Cahiers des charges Filières

Préambule

Les cahiers des charges établis synthétisent les données disponibles dans la littérature scientifique et technique et des avis d’experts pour un certain nombre de filières de gestion et de traitement appartenant à une liste définie spécifiquement pour cette étude. Ils visent à définir les paramètres et les critères (positifs ou négatifs) conditionnant l’entrée de déchets, d’une manière générale, dans les filières de gestion/traitement/valorisation concernées. Pour toute validation de l’orientation d’un flux de déchet donné vers une installation, il conviendra de compléter cette approche en se reportant au cahier des charges et arrêtés d’exploitation spécifiques à l’installation considérée.

Réglementation

La règlementation distingue deux statuts pour la valorisation des matières organiques en agriculture :

  • Le statut de déchet si la matière est brute (elle n’a pas subi de traitements particuliers) ;
  • Le statut de matière transformée en matière fertilisante ou en support de culture (le déchet a subi une transformation améliorante, par exemple par compostage).

Ce document cible uniquement le premier cas, celui de la valorisation direct de déchets en agriculture par épandage.

La réglementation relève alors du Ministère chargé de l’écologie et du développement durable.

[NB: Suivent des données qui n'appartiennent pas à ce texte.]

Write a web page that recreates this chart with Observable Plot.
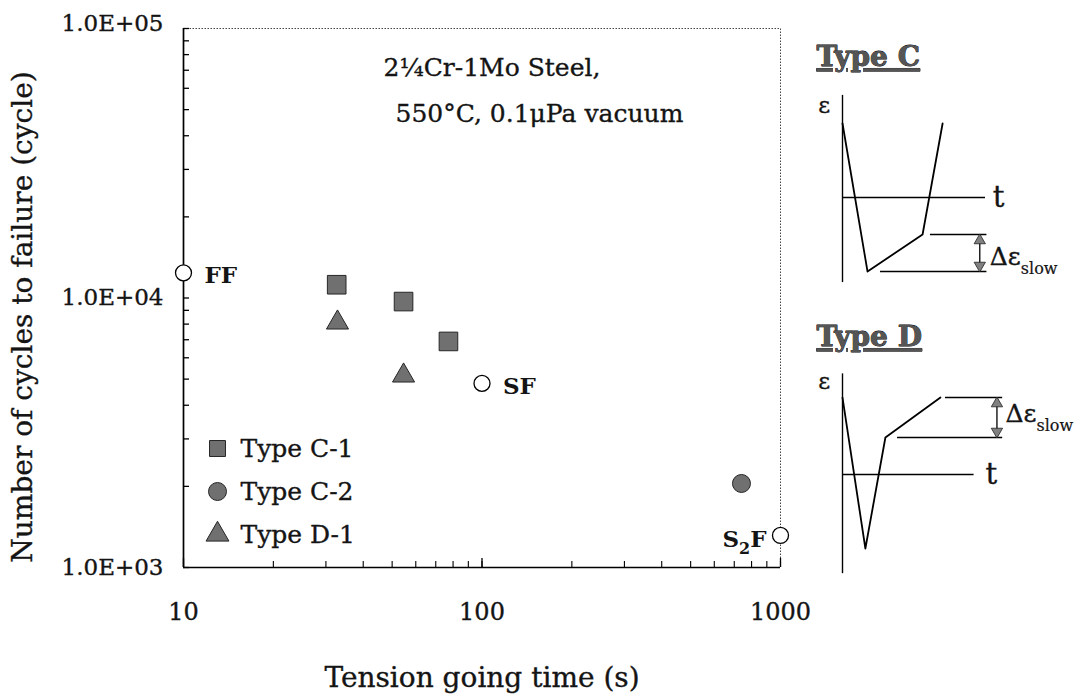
<!DOCTYPE html>
<html><head><meta charset="utf-8">
<script src="https://cdn.jsdelivr.net/npm/d3@7"></script>
<script src="https://cdn.jsdelivr.net/npm/@observablehq/plot@0.6"></script>
<style>
body{margin:0;background:#fff;}
#wrap{position:relative;width:1086px;height:696px;overflow:hidden;background:#fff;}
#wrap svg{position:absolute;overflow:visible;}
.uline text{text-decoration:underline;}
</style></head><body><div id="wrap"></div>
<script>
// ---------- data ----------
const seriesNames = ["Type C-1", "Type C-2", "Type D-1"];
const typeC1Time = [32.6, 54.6, 77.2];
const typeC1Cycles = [11200, 9700, 6900];
const typeC2Time = [740];
const typeC2Cycles = [2050];
const typeD1Time = [32.8, 54.6];
const typeD1Cycles = [8100, 5150];
const refLabels = ["FF", "SF", "S2F"];
const refTime = [10, 100, 1000];
const refCycles = [12400, 4820, 1315];
const yTickValues = [1000, 10000, 100000];
const yTickLabels = ["1.0E+03", "1.0E+04", "1.0E+05"];
const xTickValues = [10, 100, 1000];
const xTickLabels = ["10", "100", "1000"];
const xTitle = "Tension going time (s)";
const yTitle = "Number of cycles to failure (cycle)";
const noteLines = ["2¼Cr-1Mo Steel,", "550°C, 0.1μPa vacuum"];
// schematic waveforms (t, ε in arbitrary units)
const typeCWaveT = [0, 1.75, 5.6, 7.0];
const typeCWaveE = [1, -1, -0.5, 1];
const typeDWaveT = [0, 1.6, 3.0, 6.85];
const typeDWaveE = [1.04, -1.0, 0.5, 1.04];

// ---------- layout ----------
const F = "'DejaVu Serif', serif";
const W = 1086, H = 696, mL = 183, mR = 306, mT = 28, mB = 129;
const plotW = W - mL - mR, plotH = H - mT - mB;
const wrap = document.getElementById("wrap");
const gray = "#707070", edge = "#262626", ink = "#141414";
const thick = {fill: ink, stroke: ink, strokeWidth: 0.35, lineAnchor: "middle"};

const yMinor = d3.scaleLog().domain([1000, 100000]).ticks();
const xMinor = d3.scaleLog().domain([10, 1000]).ticks();

const rows = (ts, ns, name) => ts.map((t, i) => ({t, n: ns[i], name}));
const c1 = rows(typeC1Time, typeC1Cycles, seriesNames[0]);
const c2 = rows(typeC2Time, typeC2Cycles, seriesNames[1]);
const d1 = rows(typeD1Time, typeD1Cycles, seriesNames[2]);
const refs = refTime.map((t, i) => ({t, n: refCycles[i], label: refLabels[i]}));
const yTicks = yTickValues.map((v, i) => ({v, label: yTickLabels[i]}));

const main = Plot.plot({
  width: W, height: H,
  marginLeft: mL, marginRight: mR, marginTop: mT, marginBottom: mB,
  style: {fontFamily: F, background: "transparent", color: ink},
  x: {type: "log", domain: [10, 1000], axis: null},
  y: {type: "log", domain: [1000, 100000], axis: null},
  marks: [
    Plot.frame({stroke: "#444", strokeDasharray: "1.5,1.5", strokeWidth: 1}),
    Plot.tickY(yMinor, {insetRight: plotW - 6, stroke: "#000", strokeWidth: 1.3}),
    Plot.tickX(xMinor, {insetTop: plotH - 6, stroke: "#000", strokeWidth: 1.1}),
    Plot.tickX(xTickValues, {insetTop: plotH - 9, stroke: "#000", strokeWidth: 1.3}),
    Plot.ruleX([10], {stroke: "#000", strokeWidth: 1.7}),
    Plot.ruleY([1000], {stroke: "#000", strokeWidth: 1.7}),
    // tick labels
    Plot.text(yTicks.filter(d => d.v < 100000), {y: "v", text: "label", frameAnchor: "left", dx: -20, textAnchor: "end", fontSize: 23, ...thick}),
    Plot.text(yTicks.filter(d => d.v === 100000), {y: "v", text: "label", frameAnchor: "left", dx: -20, dy: -5, textAnchor: "end", fontSize: 23, ...thick}),
    Plot.text(xTickValues, {x: d => d, text: (d, i) => xTickLabels[i], frameAnchor: "bottom", dy: 45, fontSize: 24, ...thick}),
    // axis titles
    Plot.text([xTitle], {frameAnchor: "bottom", dy: 111, fontSize: 28, ...thick}),
    Plot.text([yTitle], {frameAnchor: "left", dx: -160, dy: 19, rotate: -90, textAnchor: "middle", fontSize: 28, ...thick}),
    // note
    Plot.text([noteLines[0]], {frameAnchor: "top-left", dx: 200, dy: 39, textAnchor: "start", fontSize: 25, ...thick}),
    Plot.text([noteLines[1]], {frameAnchor: "top-left", dx: 212, dy: 85, textAnchor: "start", fontSize: 25, ...thick}),
    // data
    Plot.dot(c1, {x: "t", y: "n", symbol: "square", r: 10.5, fill: gray, stroke: edge, strokeWidth: 1}),
    Plot.dot(c2, {x: "t", y: "n", symbol: "circle", r: 9, fill: gray, stroke: edge, strokeWidth: 1}),
    Plot.dot(d1, {x: "t", y: "n", symbol: "triangle", r: 8.2, fill: gray, stroke: edge, strokeWidth: 1}),
    Plot.dot(refs, {x: "t", y: "n", symbol: "circle", r: 8, fill: "white", stroke: "#000", strokeWidth: 1.3}),
    Plot.text(refs.filter(d => d.label !== "S2F"), {x: "t", y: "n", text: "label", dx: 21, dy: 3, textAnchor: "start", fontSize: 23, fontWeight: "bold", fill: ink}),
    Plot.text(refs.filter(d => d.label === "S2F"), {x: "t", y: "n", text: "label", dx: -14, dy: 4, textAnchor: "end", fontSize: 23, fontWeight: "bold", fill: ink})
  ]
});
main.style.left = "0px"; main.style.top = "0px";
wrap.appendChild(main);
d3.select(main).selectAll("text").filter(function() { return this.textContent === "S2F"; })
  .each(function() {
    const t = d3.select(this); t.text("");
    t.append("tspan").text("S");
    t.append("tspan").attr("dy", 7).attr("font-size", 16).text("2");
    t.append("tspan").attr("dy", -7).text("F");
  });

// ---------- legend ----------
const legend = Plot.plot({
  width: 200, height: 130, margin: 0,
  style: {fontFamily: F, background: "transparent"},
  x: {axis: null, domain: [0, 1]},
  y: {type: "point", domain: seriesNames, range: [22, 109], padding: 0, axis: null},
  symbol: {domain: seriesNames, range: ["square", "circle", "triangle"]},
  r: {type: "identity"},
  marks: [
    Plot.dot(seriesNames, {y: d => d, symbol: d => d, r: d => d === "Type D-1" ? 8.5 : 9, frameAnchor: "left", dx: 17, fill: gray, stroke: edge, strokeWidth: 1}),
    Plot.text(seriesNames, {y: d => d, text: d => d, frameAnchor: "left", dx: 40, textAnchor: "start", fontSize: 25, ...thick})
  ]
});
legend.style.left = "200px"; legend.style.top = "425px";
wrap.appendChild(legend);

// ---------- schematics ----------
function schematic(cfg) {
  const ppt = 14.3, ppe = 74, left = 810, w = 276, h = 270, t0 = 842;
  const wave = cfg.waveT.map((t, i) => ({t, e: cfg.waveE[i]}));
  const p = Plot.plot({
    width: w, height: h, margin: 0,
    style: {fontFamily: F, background: "transparent"},
    x: {axis: null, domain: [(left - t0) / ppt, (left + w - t0) / ppt], range: [0, w]},
    y: {axis: null, domain: [-(cfg.top + h - cfg.zero) / ppe, (cfg.zero - cfg.top) / ppe], range: [h, 0]},
    marks: [
      Plot.ruleX([0], {y1: cfg.axisLo, y2: cfg.axisHi, stroke: "#000", strokeWidth: 1.4}),
      Plot.ruleY([0], {x1: 0, x2: cfg.tEnd, stroke: "#000", strokeWidth: 1.4}),
      Plot.line(wave, {x: "t", y: "e", stroke: "#000", strokeWidth: 1.8}),
      Plot.ruleY(cfg.refs, {y: "e", x1: "a", x2: "b", stroke: "#000", strokeWidth: 1.5}),
      Plot.ruleX([cfg.arrowT], {y1: cfg.arrowHi, y2: cfg.arrowLo, stroke: "#000", strokeWidth: 1.3}),
      Plot.dot([cfg.arrowT], {x: d => d, y: () => cfg.arrowHi, symbol: "triangle", r: 4.2, dy: 6, fill: "#808080", stroke: "#222", strokeWidth: 0.8}),
      Plot.dot([cfg.arrowT], {x: d => d, y: () => cfg.arrowLo, symbol: "triangle", r: 4.2, dy: -6, rotate: 180, fill: "#808080", stroke: "#222", strokeWidth: 0.8}),
      Plot.text(["ε"], {x: () => -1.7, y: () => cfg.epsY, textAnchor: "start", fontSize: 23, ...thick}),
      Plot.text(["t"], {x: () => cfg.tLabelT, y: () => 0, textAnchor: "start", fontSize: 29, ...thick}),
      Plot.text(["Δε|slow"], {x: () => cfg.dT, y: () => cfg.dE, textAnchor: "start", fontSize: 25, ...thick})
    ]
  });
  p.style.left = left + "px"; p.style.top = cfg.top + "px";
  wrap.appendChild(p);
  d3.select(p).selectAll("text").filter(function() { return this.textContent === "Δε|slow"; })
    .each(function() {
      const t = d3.select(this); t.text("");
      t.append("tspan").text("Δε");
      t.append("tspan").attr("dy", 9).attr("font-size", 16).attr("stroke-width", 0.2).text("slow");
    });
  const title = Plot.plot({
    width: 160, height: 40, margin: 0,
    style: {fontFamily: F, background: "transparent"},
    x: {axis: null}, y: {axis: null},
    marks: [Plot.text([cfg.title], {frameAnchor: "left", className: "uline", textAnchor: "start", fontSize: 28, fontWeight: "bold", fill: "#555", stroke: "#000", strokeWidth: 0.8})]
  });
  title.style.left = "816px"; title.style.top = (cfg.titleY - 20) + "px";
  wrap.appendChild(title);
}

schematic({
  title: "Type C", titleY: 57, top: 30, zero: 197,
  waveT: typeCWaveT, waveE: typeCWaveE,
  axisLo: -1.15, axisHi: 1.38, tEnd: 10,
  refs: [{e: -0.5, a: 6.15, b: 10.1}, {e: -1, a: 2.66, b: 10.1}],
  arrowT: 9.6, arrowHi: -0.5, arrowLo: -1,
  epsY: 1.24, tLabelT: 10.5, dT: 10.3, dE: -0.8
});
schematic({
  title: "Type D", titleY: 337, top: 320, zero: 474,
  waveT: typeDWaveT, waveE: typeDWaveE,
  axisLo: -1.34, axisHi: 1.36, tEnd: 9.2,
  refs: [{e: 1.04, a: 7.2, b: 11.2}, {e: 0.5, a: 3.85, b: 11.2}],
  arrowT: 10.8, arrowHi: 1.04, arrowLo: 0.5,
  epsY: 1.26, tLabelT: 10.0, dT: 11.4, dE: 0.82
});
</script></body></html>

Plusieurs cas peuvent être distingués selon la nature des déchets.

Effluents d’élevage et d’industries agro-alimentaires non soumis à la loi sur les ICPE

Cadre législatif relevant des lois sur l’Eau géré par la Direction de l’eau et instruit localement par la DRASS (Direction Régionale des Affaires Sanitaires et Sociales) selon les prescriptions du Règlement Sanitaire Départemental (RSD) (1).

Effluents des industries agro-alimentaires et des élevages soumis à la loi sur les ICPE

Cadre législatif géré par la DPPR (Direction de la prévention des pollutions et des risques), instruit localement par la DSV (Direction des services vétérinaires) (1).

Se référer à l’arrêté préfectoral d’autorisation de l’installation qui fixe les conditions des opérations d’épandage.

Boues de STEP

Les textes de référence cadrant l’épandage de boues de STEP sont les suivant :

  • Décret du 8 décembre 1997 (abrogé le 23 mars 2007) codifié dans les articles R211-25 à R211-47, R216-7 et R216-8 du Code de l’environnement.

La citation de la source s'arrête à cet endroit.